Many ISAs proposed between the 70s-2000s violated the theorem and were not virtualisable properly. A prime example here is x86-32, which had POPF, a behaviour-sensitive instruction that did not trap but rather failed silently when executed in user mode. When executed in supervisor mode, this instruction was used by the OS to query important information about interrupts So, assuming an x86-32 virtualised guest OS running in user mode, these queries would fail silently, and the OS would misbehave by acting on garbage interrupt information. This was a problem because the demand for virtualisation became quite high at that time x86-32 was the most popular ISA.

Another example of theorem violation was the DEC PDP-10, which had a JRST1 instruction performing a world switch returning to user mode from supervisor mode. That instruction would not trap when run in user mode, hence with a virtualised guest OS the hypervisor would be unable to catch it to keep track of the mode the VM thinks it is running in (user/supervisor).

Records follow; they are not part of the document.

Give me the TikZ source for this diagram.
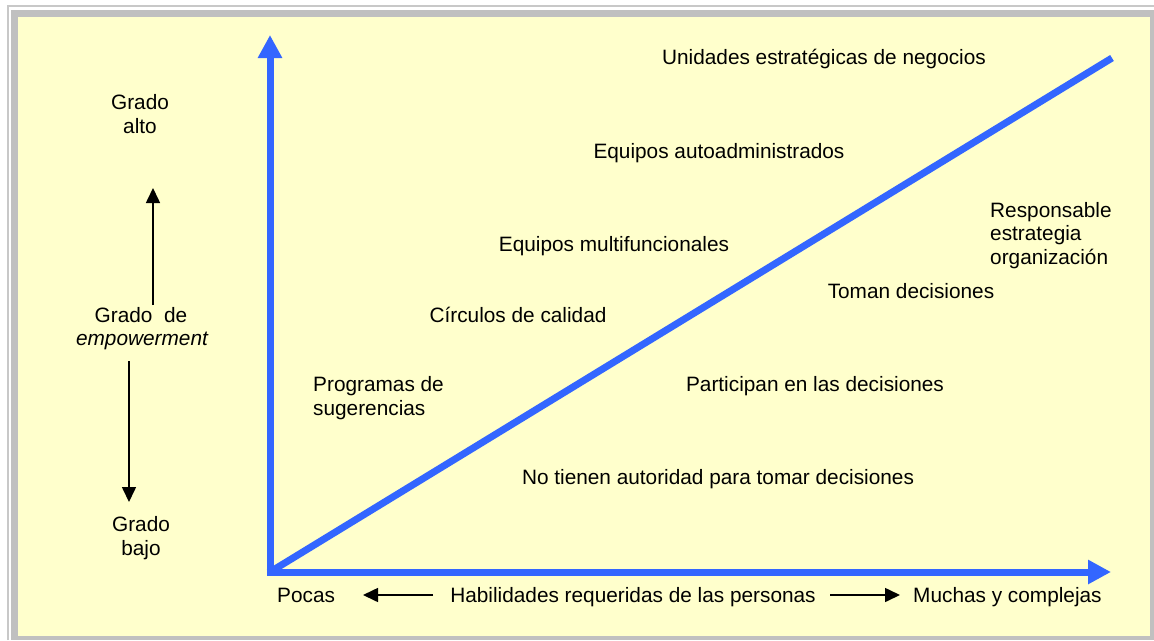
\documentclass[tikz,border=0pt]{standalone}
\usepackage{fontspec}
\setmainfont{Liberation Sans}
\usetikzlibrary{arrows.meta}
\definecolor{bgyellow}{HTML}{FFFFCC}
\definecolor{framegray}{HTML}{C0C0C0}
\definecolor{linegray}{HTML}{C8C8C8}
\definecolor{axisblue}{HTML}{3366FF}
\tikzset{
  lbl/.style={inner sep=0pt, font=\fontsize{20.8}{23.5}\selectfont, text=black},
  axis/.style={draw=axisblue, line width=7pt, -{Triangle[width=23pt,length=23pt]}},
  diag/.style={draw=axisblue, line width=7pt},
  thinarrow/.style={draw=black, line width=1.6pt, -{Triangle[width=14pt,length=15pt]}}
}
\begin{document}
\begin{tikzpicture}[x=1pt,y=-1pt]
\useasboundingbox (0,0) rectangle (1154,640);
% frame
\fill[white] (0,0) rectangle (1154,640);
\draw[linegray, line width=2pt] (8,640) -- (8,6) -- (1154,6);
\fill[framegray] (11,10) rectangle (1154,640);
\fill[bgyellow] (18,17) rectangle (1150,636);
% axes
\coordinate (O) at (270,572);
\coordinate (Ytop) at (270,35);
\coordinate (Xend) at (1111,572);
\coordinate (Dend) at (1112,58);
\draw[axis] (270,575.5) -- (Ytop);
\draw[axis] (266.5,572) -- (Xend);
\draw[diag] (O) -- (Dend);
% left labels
\node[lbl, anchor=base, align=center] (alto) at (140,133) {Grado\\alto};
\node[lbl, anchor=base] (gde) at (141,322) {Grado\ \ de};
\node[lbl, anchor=base] (emp) at (142,345) {\itshape empowerment};
\node[lbl, anchor=base, align=center] (bajo) at (141,555) {Grado\\bajo};
\coordinate (upS) at (153,305);
\coordinate (upE) at (153,188);
\coordinate (dnS) at (129,361);
\coordinate (dnE) at (129,502);
\draw[thinarrow] (upS) -- (upE);
\draw[thinarrow] (dnS) -- (dnE);
% bottom labels
\node[lbl, anchor=base west] (pocas) at (277,602) {Pocas};
\node[lbl, anchor=base] (hab) at (633,602) {Habilidades requeridas de las personas};
\node[lbl, anchor=base west] (muchas) at (913,602) {Muchas y complejas};
\coordinate (lS) at (433,595);
\coordinate (lE) at (363,595);
\coordinate (rS) at (830,595);
\coordinate (rE) at (900,595);
\draw[thinarrow] (lS) -- (lE);
\draw[thinarrow] (rS) -- (rE);
% above the line
\node[lbl, anchor=base] (uen) at (824,64) {Unidades estratégicas de negocios};
\node[lbl, anchor=base] (eauto) at (719,158) {Equipos autoadministrados};
\node[lbl, anchor=base] (emulti) at (614,251) {Equipos multifuncionales};
\node[lbl, anchor=base] (circ) at (518,322) {Círculos de calidad};
\node[lbl, anchor=base west, align=left] (prog) at (313,415) {Programas de\\sugerencias};
% below the line
\node[lbl, anchor=base west, align=left] (resp) at (990,264) {Responsable\\estrategia\\organización};
\node[lbl, anchor=base] (toman) at (911,298) {Toman decisiones};
\node[lbl, anchor=base] (part) at (815,391) {Participan en las decisiones};
\node[lbl, anchor=base] (noaut) at (718,484) {No tienen autoridad para tomar decisiones};
\end{tikzpicture}
\end{document}
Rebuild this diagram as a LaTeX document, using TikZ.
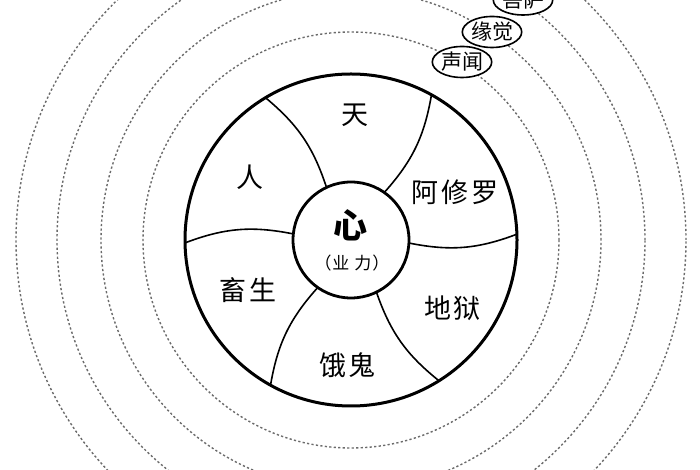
\documentclass[tikz,border=0pt]{standalone}
\usepackage{fontspec}
\newfontfamily\cjk{Noto Sans CJK SC}
\usetikzlibrary{shapes.geometric,calc}
\tikzset{
  ring/.style={draw=black!58, line width=1.4pt, dash pattern=on 2.2pt off 2.3pt},
  spoke/.style={draw=black, line width=1.6pt},
  realm/.style={font=\cjk\fontsize{27}{27}\selectfont, inner sep=0pt},
  smallell/.style={draw=black, line width=1.6pt, fill=white, ellipse, inner sep=0pt,
     minimum width=56pt, minimum height=31pt, font=\cjk\fontsize{21}{21}\selectfont},
}
\begin{document}
\begin{tikzpicture}[x=1pt,y=1pt]
\useasboundingbox (0,0) rectangle (700,470);
\clip (0,0) rectangle (700,470);
\fill[white] (0,0) rectangle (700,470);
\coordinate (c) at (351,230);
% dashed rings
\foreach \r/\n in {208/r1,250/r2,294/r3,335/r4}{
  \node[ring, circle, minimum size=2*\r pt, inner sep=0pt] (\n) at (c) {};
}
% small ellipses
\node[smallell] (shengwen) at (462,408) {声闻};
\node[smallell] (yuanjue) at (492,438) {缘觉};
\node[smallell, minimum width=52pt, minimum height=30pt] (pusa) at (523,470) {菩萨};
% wheel
\node[circle, draw=black, line width=3pt, minimum size=332pt, inner sep=0pt, fill=white] (wheel) at (c) {};
% spokes
\foreach \a/\b/\n in {115/121/s1, 55/61/s2, -3/2/s3, -64/-58/s4, -125/-119/s5, 174/181/s6}{
  \coordinate (\n i) at ($(c)+(\a:58)$);
  \coordinate (\n o) at ($(c)+(\b:166)$);
  \draw[spoke] (\n i) to[bend right=16] (\n o);
}
\node[circle, draw=black, line width=2.8pt, minimum size=116pt, inner sep=0pt, fill=white] (hub) at (c) {};
% labels
\node[realm] (tian) at (355,355) {天};
\node[realm] (ren) at (250,293) {人};
\node[realm] (axiuluo) at (455,278) {阿\hspace{3pt}修\hspace{3pt}罗};
\node[realm] (chusheng) at (248,180) {畜\hspace{3pt}生};
\node[realm] (diyu) at (452,162) {地\hspace{2pt}狱};
\node[realm] (egui) at (347,105) {饿\hspace{2pt}鬼};
\node[font=\cjk\bfseries\fontsize{34}{34}\selectfont, inner sep=0pt] (xin) at (350,245) {心};
\node[font=\cjk\fontsize{17}{17}\selectfont, inner sep=0pt] (yeli) at (352,207) {（\hspace{1pt}业\hspace{5pt}力\hspace{1pt}）};
\end{tikzpicture}
\end{document}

Because of a growing need for virtualisation by the end of the 1990s/early 2000s, techniques were developed to try to virtualise ISAs violating the theorem. Each of them had to compromise on some of the key objectives of virtualisation. For example, introducing more emulation by running the entire guest OS or at least every access to the guest page table as emulated would allow virtualising x86-32, but it was very slow, breaking performance. Another approach was paravirtualisation, where the guest OS was modified to be virtualisation-aware (e.g. not to issue any of the sensitive instructions that did not trap in user mode), breaking equivalence. Overall, it was OK to compromise on performance or equivalence, but of course never of safety.